• [Problem description] Repeat exactly and only the lines from the line containing "Recreate this image" through the line containing "plt.rcParams['font.family'] = ['Open", both included.

• [Extracted records]
* Start *
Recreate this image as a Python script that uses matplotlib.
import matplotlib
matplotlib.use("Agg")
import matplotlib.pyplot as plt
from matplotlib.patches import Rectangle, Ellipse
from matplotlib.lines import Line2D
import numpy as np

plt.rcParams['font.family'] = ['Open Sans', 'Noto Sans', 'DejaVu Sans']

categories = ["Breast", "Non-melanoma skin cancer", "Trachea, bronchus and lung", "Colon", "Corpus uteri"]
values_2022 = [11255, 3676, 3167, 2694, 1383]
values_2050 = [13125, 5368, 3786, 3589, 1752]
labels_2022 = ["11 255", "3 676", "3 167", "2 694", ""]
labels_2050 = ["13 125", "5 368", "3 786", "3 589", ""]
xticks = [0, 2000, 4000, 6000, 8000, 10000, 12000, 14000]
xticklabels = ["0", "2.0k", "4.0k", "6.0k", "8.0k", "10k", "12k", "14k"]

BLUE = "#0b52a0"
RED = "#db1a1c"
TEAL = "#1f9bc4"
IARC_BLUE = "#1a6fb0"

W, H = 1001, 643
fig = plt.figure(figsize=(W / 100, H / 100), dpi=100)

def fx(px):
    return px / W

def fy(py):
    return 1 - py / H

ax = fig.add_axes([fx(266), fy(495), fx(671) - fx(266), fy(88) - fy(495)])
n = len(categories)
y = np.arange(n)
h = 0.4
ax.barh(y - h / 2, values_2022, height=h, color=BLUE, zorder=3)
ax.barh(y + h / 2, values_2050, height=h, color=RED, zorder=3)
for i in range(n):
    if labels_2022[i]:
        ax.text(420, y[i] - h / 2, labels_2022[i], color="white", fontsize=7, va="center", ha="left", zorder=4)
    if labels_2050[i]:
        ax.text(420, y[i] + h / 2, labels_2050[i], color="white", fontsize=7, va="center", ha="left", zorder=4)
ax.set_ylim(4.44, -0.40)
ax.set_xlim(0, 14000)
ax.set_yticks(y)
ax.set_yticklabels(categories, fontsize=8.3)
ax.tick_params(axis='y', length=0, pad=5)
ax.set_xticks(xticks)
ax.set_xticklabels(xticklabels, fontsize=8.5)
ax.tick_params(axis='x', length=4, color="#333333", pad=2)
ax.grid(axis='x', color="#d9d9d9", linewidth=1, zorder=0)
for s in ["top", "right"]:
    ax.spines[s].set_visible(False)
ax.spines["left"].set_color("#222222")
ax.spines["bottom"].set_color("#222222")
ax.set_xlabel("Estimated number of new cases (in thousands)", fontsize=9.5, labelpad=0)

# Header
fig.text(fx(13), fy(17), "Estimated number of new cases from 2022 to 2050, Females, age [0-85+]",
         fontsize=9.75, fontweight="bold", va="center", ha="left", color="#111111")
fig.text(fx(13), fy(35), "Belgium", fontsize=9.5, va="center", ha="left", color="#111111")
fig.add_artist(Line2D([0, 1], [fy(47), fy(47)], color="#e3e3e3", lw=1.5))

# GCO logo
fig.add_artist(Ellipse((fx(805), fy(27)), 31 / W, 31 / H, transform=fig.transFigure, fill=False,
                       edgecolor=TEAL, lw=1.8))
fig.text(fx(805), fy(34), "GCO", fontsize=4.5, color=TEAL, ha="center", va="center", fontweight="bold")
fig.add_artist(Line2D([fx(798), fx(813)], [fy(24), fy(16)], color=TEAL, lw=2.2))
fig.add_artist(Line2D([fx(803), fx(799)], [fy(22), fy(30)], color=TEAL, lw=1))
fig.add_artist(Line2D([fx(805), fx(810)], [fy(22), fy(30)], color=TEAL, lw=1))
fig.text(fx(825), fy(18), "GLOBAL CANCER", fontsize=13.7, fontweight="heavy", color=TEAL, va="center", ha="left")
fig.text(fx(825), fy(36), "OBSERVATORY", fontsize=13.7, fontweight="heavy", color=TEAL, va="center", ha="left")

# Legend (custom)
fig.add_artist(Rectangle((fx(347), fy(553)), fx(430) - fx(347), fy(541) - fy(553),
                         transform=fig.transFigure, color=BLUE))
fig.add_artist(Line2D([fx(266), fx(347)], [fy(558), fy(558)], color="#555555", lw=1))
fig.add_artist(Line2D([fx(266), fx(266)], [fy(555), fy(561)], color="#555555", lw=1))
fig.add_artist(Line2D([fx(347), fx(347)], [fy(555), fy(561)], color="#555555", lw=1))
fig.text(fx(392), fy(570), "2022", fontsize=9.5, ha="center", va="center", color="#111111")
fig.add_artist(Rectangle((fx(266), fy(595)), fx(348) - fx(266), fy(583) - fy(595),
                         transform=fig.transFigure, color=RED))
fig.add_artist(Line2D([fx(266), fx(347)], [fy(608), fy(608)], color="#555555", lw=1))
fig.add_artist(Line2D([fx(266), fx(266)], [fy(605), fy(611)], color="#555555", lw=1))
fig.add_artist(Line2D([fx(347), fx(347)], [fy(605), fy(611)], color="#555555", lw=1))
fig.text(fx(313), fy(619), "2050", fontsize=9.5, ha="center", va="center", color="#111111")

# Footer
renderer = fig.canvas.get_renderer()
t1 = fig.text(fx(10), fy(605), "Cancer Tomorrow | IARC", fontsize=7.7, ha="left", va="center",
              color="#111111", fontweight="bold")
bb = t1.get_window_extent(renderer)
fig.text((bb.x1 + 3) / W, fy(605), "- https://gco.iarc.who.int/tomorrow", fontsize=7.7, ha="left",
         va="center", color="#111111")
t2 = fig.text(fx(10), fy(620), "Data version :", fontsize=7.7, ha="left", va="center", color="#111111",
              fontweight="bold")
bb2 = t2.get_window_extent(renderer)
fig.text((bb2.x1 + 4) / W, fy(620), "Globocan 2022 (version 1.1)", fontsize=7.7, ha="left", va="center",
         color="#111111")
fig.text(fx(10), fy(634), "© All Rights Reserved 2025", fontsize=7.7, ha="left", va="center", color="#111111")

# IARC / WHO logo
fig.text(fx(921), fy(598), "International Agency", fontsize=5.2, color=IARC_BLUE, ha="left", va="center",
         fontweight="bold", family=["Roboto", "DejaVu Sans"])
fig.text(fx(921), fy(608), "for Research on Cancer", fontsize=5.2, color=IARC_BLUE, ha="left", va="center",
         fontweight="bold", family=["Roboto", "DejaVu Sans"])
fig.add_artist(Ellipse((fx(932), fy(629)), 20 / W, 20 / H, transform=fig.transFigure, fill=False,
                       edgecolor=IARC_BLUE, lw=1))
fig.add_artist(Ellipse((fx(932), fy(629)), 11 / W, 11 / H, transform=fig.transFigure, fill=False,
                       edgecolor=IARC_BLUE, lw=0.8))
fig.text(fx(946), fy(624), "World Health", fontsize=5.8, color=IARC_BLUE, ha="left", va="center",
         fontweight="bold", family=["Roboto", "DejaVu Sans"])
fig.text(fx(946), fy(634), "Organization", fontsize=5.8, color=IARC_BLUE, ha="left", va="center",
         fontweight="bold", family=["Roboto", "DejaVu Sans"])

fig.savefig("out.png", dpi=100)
* End *
* Start *
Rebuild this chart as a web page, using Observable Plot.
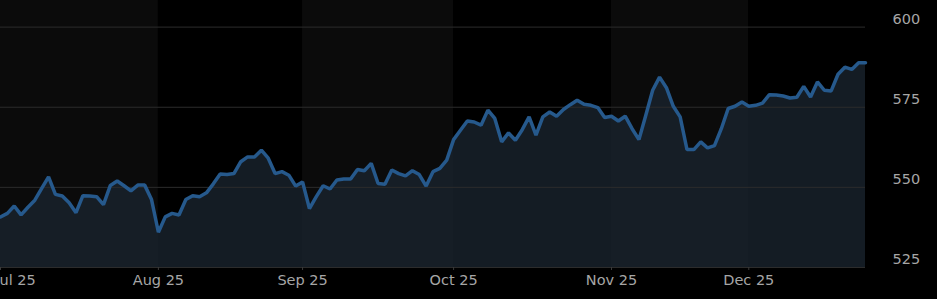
* End *
* Start *
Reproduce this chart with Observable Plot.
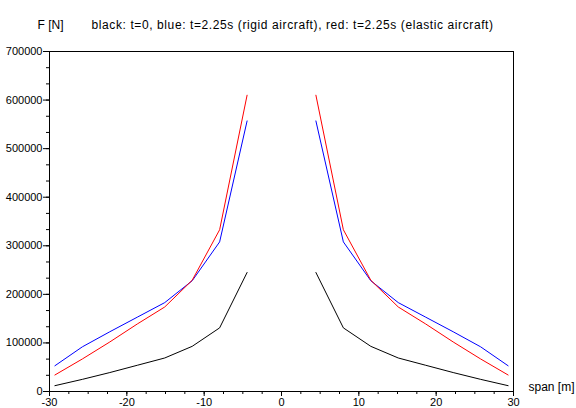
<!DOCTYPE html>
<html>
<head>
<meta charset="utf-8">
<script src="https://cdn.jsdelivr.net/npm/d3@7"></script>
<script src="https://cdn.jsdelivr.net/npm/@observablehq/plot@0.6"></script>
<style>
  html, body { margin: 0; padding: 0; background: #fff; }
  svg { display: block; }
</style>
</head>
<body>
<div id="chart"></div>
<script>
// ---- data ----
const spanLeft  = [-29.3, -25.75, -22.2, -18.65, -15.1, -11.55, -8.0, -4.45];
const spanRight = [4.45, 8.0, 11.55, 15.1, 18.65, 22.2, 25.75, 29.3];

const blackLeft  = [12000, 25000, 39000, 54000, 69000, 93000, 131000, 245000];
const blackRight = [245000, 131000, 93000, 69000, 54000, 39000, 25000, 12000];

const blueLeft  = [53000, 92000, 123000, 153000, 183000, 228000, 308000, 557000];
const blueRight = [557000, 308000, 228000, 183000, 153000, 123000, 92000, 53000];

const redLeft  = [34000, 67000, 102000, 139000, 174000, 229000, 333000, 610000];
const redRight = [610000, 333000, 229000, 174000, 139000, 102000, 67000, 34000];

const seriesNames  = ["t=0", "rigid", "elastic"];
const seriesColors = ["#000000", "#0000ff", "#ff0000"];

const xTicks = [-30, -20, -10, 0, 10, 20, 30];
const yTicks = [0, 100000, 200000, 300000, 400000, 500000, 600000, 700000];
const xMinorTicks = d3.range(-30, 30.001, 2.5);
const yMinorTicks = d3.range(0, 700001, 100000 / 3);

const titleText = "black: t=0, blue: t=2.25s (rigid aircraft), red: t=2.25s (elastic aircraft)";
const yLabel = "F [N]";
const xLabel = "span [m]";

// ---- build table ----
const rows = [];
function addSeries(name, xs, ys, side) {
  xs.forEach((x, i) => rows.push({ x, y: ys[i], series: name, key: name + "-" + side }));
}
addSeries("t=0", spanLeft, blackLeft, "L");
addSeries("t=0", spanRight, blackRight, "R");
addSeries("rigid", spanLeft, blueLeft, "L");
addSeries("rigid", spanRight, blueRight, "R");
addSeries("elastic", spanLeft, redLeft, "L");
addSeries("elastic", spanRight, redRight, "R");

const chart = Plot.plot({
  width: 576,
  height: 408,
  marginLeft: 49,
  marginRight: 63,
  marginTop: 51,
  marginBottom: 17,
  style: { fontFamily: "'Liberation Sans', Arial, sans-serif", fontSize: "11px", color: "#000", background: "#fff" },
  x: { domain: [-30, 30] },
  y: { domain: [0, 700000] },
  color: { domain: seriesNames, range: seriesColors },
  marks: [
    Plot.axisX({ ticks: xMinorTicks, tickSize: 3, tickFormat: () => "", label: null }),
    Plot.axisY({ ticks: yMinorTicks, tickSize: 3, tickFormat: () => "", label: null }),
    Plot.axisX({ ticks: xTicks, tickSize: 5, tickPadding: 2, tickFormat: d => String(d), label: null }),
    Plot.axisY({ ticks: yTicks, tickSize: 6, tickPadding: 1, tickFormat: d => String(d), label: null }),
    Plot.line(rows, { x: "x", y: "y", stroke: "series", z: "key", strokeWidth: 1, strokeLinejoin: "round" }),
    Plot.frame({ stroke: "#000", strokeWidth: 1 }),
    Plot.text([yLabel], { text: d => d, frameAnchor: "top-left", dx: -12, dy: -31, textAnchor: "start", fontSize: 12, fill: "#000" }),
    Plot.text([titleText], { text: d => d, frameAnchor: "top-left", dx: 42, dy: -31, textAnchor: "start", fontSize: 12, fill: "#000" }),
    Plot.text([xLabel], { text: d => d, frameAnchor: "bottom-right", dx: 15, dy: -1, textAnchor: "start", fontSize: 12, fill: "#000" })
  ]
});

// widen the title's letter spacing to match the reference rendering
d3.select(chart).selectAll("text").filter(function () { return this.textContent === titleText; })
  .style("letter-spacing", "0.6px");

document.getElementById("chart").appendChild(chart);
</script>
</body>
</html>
* End *
• [The solution]
Recreate this image as a Python script that uses matplotlib.
import matplotlib
matplotlib.use("Agg")
import matplotlib.pyplot as plt
from matplotlib.patches import Rectangle, Ellipse
from matplotlib.lines import Line2D
import numpy as np

plt.rcParams['font.family'] = ['Open Sans', 'Noto Sans', 'DejaVu Sans']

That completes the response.